"We had men at third base with less than two outs a couple times, but unfortunately we couldn't bring them in," New York manager Joe Torre said. "Unfortunately, that does happen during the course of the year. We've been hot and doing all the right things in that regard but just couldn't get it done today."
The stifled offense ruined a solid outing from starter Andy Pettitte, who picked up his seventh loss of the season. Pettitte was beat up by three hits and two walks in Baltimore's three-run third inning, but faced the minimum 12 batters over his final four frames. Pettitte is now 6-7 on the season, and has a 5.84 ERA in June and July.
"You feel bad because that's pretty much been the story for Pet this year," shortstop Derek Jeter said. "He seems to go out and pitch well, and we haven't scored too many runs for him. We'd like to, but it just didn't happen."
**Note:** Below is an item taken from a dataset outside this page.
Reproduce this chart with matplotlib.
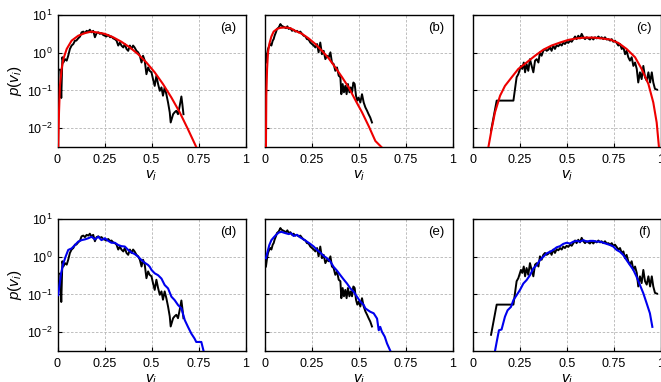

After the game, though, the veteran lefty put much of the blame on his own shoulders.
"It cost us the game," Pettitte said of his troubles during the Orioles' third-inning rally. "It was terrible. I hate it that it was such a battle for me again. It's just not easy for me at all. I made a lot of mistakes in the middle of the zone, and they hurt me."
Orioles first baseman Kevin Millar added an insurance tally with a solo home run off right-handed reliever Scott Proctor in the eighth inning, but it wouldn't matter. Yankees hitters mustered only seven hits, their second straight quiet game from the plate after opening up for 13 hits in each of their previous five games.
Before the loss, the Yankees completed the final two innings of a game that was suspended June 28 due to rain. They hung on win, 8-7, but couldn't use the momentum to propel them past the streaking Orioles, who have now won five straight games.
Third baseman Alex Rodriguez celebrated his 32nd birthday, but went 0-for-2 with two walks to stay at 499 career home runs. Oriole Park at Camden Yards sold out for only the second time this year, and flashbulbs littered the field each time the All-Star stepped to the plate in search of No. 500.
"I felt like I was pitching to Barry Bonds or something," Guthrie said. "He's obviously deserving, and he's got a great career that he's just in the middle of. It's fun, but you don't want to be part of history. You just go and attack him and give him a chance. If he beats you, you tip your cap to him. A lot of times he does beat you. That's how good of a player he is."
Rodriguez wasn't able to beat Guthrie, however, and neither was the majority of his teammates. Guthrie improved to 5-1 when he lasts past the sixth inning, and earned the praise of several Yankees hitters.
"Especially in close games, you've got to find ways to push runs across," said Jeter, who went 0-for-4 Friday. "But he pitched well, and he pitched well that last time he faced us. He has a good arm."